The mall, unlike a number of indoor malls across the country, remains vibrant. 

Southpoint’s 140 retail shops account for a 97 percent occupancy rate, and with 13 million visitors each year, it is Durham County’s largest generator of property and sales taxes.

While noting that the mall is “facing increasing competitive pressure from mixed-use districts in other nearby cities and counties,” Byker cautioned that “the worst thing you can do is rest on your laurels.”

“This is about Southpoint’s future and creating success for another 20 years,” he added.

Meanwhile, Baker pointed to Durham’s four-year comprehensive plan and listed points in the plan that appear to be diametrically opposed to a redevelopment plan at the mall, which opened its doors in 2002 and spurred unprecedented growth and development in southern Durham County.

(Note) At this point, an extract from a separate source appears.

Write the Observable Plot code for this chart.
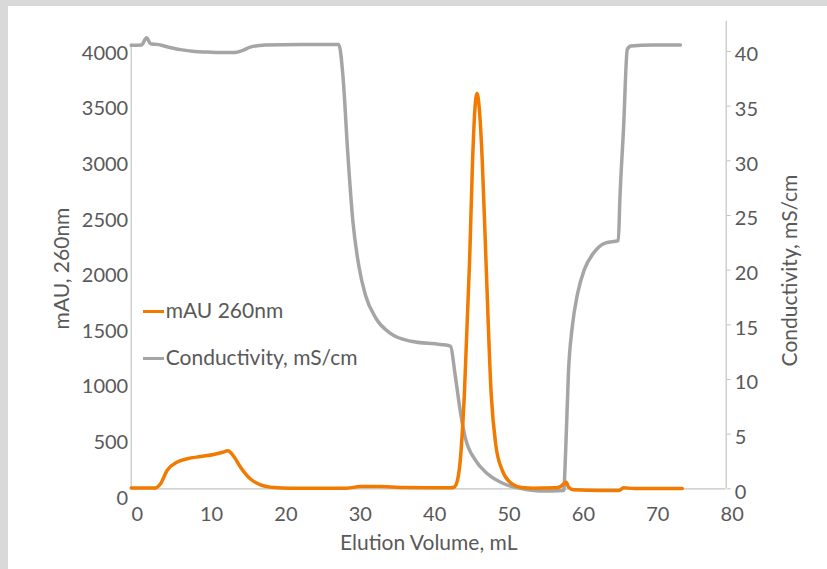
<!DOCTYPE html>
<html><head><meta charset="utf-8">
<script src="https://cdn.jsdelivr.net/npm/d3@7"></script>
<script src="https://cdn.jsdelivr.net/npm/@observablehq/plot@0.6"></script>
<style>
html,body{margin:0;padding:0;background:#d9d9d9;width:827px;height:569px;overflow:hidden;}
#wrap{position:absolute;left:8px;top:6px;width:819px;height:563px;background:#fff;}
#wrap svg{position:absolute;left:0;top:0;}
.leg{position:absolute;font-family:Lato,sans-serif;font-size:21px;color:#595959;line-height:24px;white-space:nowrap;}
.leg span.sw{display:inline-block;width:21px;height:3px;vertical-align:middle;margin-right:2px;position:relative;top:-1px;}
</style></head><body><div id="wrap"></div>
<script>
// mAU 260nm (left axis)
const uvVol = [0, 3.27, 3.94, 4.82, 6.18, 7.53, 9.32, 11.1, 12.2, 13.0, 13.8, 14.7, 16.0, 17.4, 19.2, 21.4, 29.0, 30.8, 33.5, 36.2, 42.9, 43.4, 43.8, 44.2, 44.8, 45.5, 45.9, 46.2, 46.5, 46.8, 47.2, 47.7, 48.4, 49.0, 49.9, 51.2, 52.5, 54.1, 57.05, 57.7, 58.5, 58.8, 59.5, 63.1, 65.6, 66.2, 67.6, 74.1];
const uvVal = [8, 8, 45, 165, 240, 270, 290, 308, 326, 342, 290, 194, 90, 36, 12, 6, 6, 20, 20, 12, 9, 14, 60, 225, 854, 2052, 2951, 3400, 3553, 3420, 2951, 2052, 854, 404, 164, 45, 12, 6, 9, 20, 60, 15, -9, -15, -15, 9, 3, 3];
// Conductivity, mS/cm (right axis)
const condVol = [0, 1.4, 2.06, 2.6, 3.5, 5.0, 6.6, 8.5, 10.2, 12.0, 13.8, 15.0, 16.0, 18.0, 22.8, 27.9, 28.5, 29.1, 29.8, 30.6, 31.5, 32.9, 34.9, 37.6, 41.6, 42.9, 43.6, 44.3, 44.9, 46.3, 47.9, 50.1, 52.3, 55.0, 58.15, 58.4, 58.8, 59.3, 60.0, 60.9, 62.2, 63.8, 65.5, 65.7, 66.2, 66.7, 67.2, 70.0, 73.85];
const condVal = [40.56, 40.6, 41.26, 40.7, 40.65, 40.4, 40.17, 40.0, 39.95, 39.9, 39.9, 40.1, 40.4, 40.6, 40.65, 40.65, 37.5, 30.9, 24.5, 20.4, 17.7, 15.6, 14.2, 13.5, 13.2, 13.05, 10.2, 6.86, 4.72, 2.59, 1.37, 0.46, 0.05, -0.2, -0.15, 3.2, 10.8, 14.8, 17.8, 20.0, 21.6, 22.5, 22.7, 26.4, 33.0, 40.2, 40.5, 40.6, 40.6];

const xTicks = [0, 10, 20, 30, 40, 50, 60, 70, 80];
const leftTicks = [0, 500, 1000, 1500, 2000, 2500, 3000, 3500, 4000];
const rightTicks = [0, 5, 10, 15, 20, 25, 30, 35, 40];

const YMAX = 4203;   // left-axis units at top of plot area
const RMAX = 42.77;  // right-axis units at top of plot area
const F = YMAX / RMAX;

const uv = uvVol.map((v, i) => ({x: v, y: uvVal[i]}));
const cond = condVol.map((v, i) => ({x: v, y: condVal[i] * F}));

const ORANGE = "#f27a00", GREY = "#a5a5a5", AX = "#c4c4c4", TXT = "#595959";
const FONT = "Lato, sans-serif";
const TS = 20;

const chart = Plot.plot({
  width: 819, height: 563,
  marginLeft: 122.7, marginRight: 101.3, marginTop: 14.7, marginBottom: 80.7,
  style: {fontFamily: FONT, fontSize: TS + "px", color: TXT, background: "transparent"},
  x: {domain: [0, 80]},
  y: {domain: [0, YMAX]},
  marks: [
    Plot.ruleY([0], {x1: 0, x2: 80, stroke: AX, strokeWidth: 1.2}),
    Plot.ruleX([0], {y1: 0, y2: 4000, stroke: AX, strokeWidth: 1.2}),
    Plot.ruleX([80], {y1: 0, y2: YMAX, stroke: AX, strokeWidth: 1.2}),
    Plot.axisX({ticks: xTicks, tickSize: 0, tickPadding: 17.5, dx: 6, label: null, tickFormat: d => String(d), fill: TXT, fontSize: TS}),
    Plot.axisY({anchor: "left", ticks: leftTicks, tickSize: 0, tickPadding: 3, dy: 9.5, label: null, tickFormat: d => String(d), fill: TXT, fontSize: TS}),
    Plot.axisY({anchor: "right", ticks: rightTicks.map(t => t * F), tickSize: 4, stroke: AX, tickFormat: () => "", label: null}),
    Plot.axisY({anchor: "right", ticks: rightTicks.map(t => t * F), tickSize: 0, tickPadding: 8.6, dy: 3.5, label: null, tickFormat: d => String(Math.round(d / F)), fill: TXT, fontSize: TS}),
    Plot.line(cond, {x: "x", y: "y", stroke: GREY, strokeWidth: 3.5, curve: "monotone-x"}),
    Plot.line(uv, {x: "x", y: "y", stroke: ORANGE, strokeWidth: 3.5, curve: "monotone-x"}),
    Plot.text(["mAU, 260nm"], {frameAnchor: "left", textAnchor: "middle", dx: -68.7, dy: 13.5, rotate: -90, fill: TXT, fontSize: 21}),
    Plot.text(["Conductivity, mS/cm"], {frameAnchor: "right", textAnchor: "middle", dx: 64.3, dy: 15.5, rotate: -90, fill: TXT, fontSize: 21}),
    Plot.text(["Elution Volume, mL"], {frameAnchor: "bottom", lineAnchor: "middle", dx: 0, dy: 54.7, fill: TXT, fontSize: 21})
  ]
});
const wrap = document.getElementById("wrap");
wrap.appendChild(chart);

const legendItems = [
  {label: "mAU 260nm", color: ORANGE, top: 304},
  {label: "Conductivity, mS/cm", color: GREY, top: 350.7}
];
for (const it of legendItems) {
  const d = document.createElement("div");
  d.className = "leg";
  d.style.left = "134.7px";
  d.style.top = (it.top - 12) + "px";
  d.innerHTML = `<span class="sw" style="background:${it.color}"></span>${it.label}`;
  wrap.appendChild(d);
}
</script></body></html>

The plan, Baker said, calls for developers to collaborate with residents in proposed mixed-use communities and “focus on those most in need of affordable housing and transportation.”

Baker also noted that while the plan “encourages the retrofitting of aging and vacant shopping centers for development, it also encourages pedestrian-oriented places that include affordable housing that provides reasonable access to necessary goods and services.”

The goal, Baker said, is to “equitably distribute affordable housing throughout the county.”

“I’m simply not willing to abandon all of the work we’ve done putting together this comprehensive plan,” he added. “The big question here is, is this going to be a giant, exclusionary private development, or will this weave into the fabric of the city?”

Amandolia, the planning commission chair, was even more succinct.

“I’m hearing [about] market-rate housing here and affordable housing there,” he said. 

“It sounds a lot like segregation,” Amandolia said and emphasized that people who “do service” at the mall can’t live there.

“It’s wrong.”

Disclosure: Zuri Williams, a member of the Durham Planning Commission, is the daughter of writer Thomasi McDonald.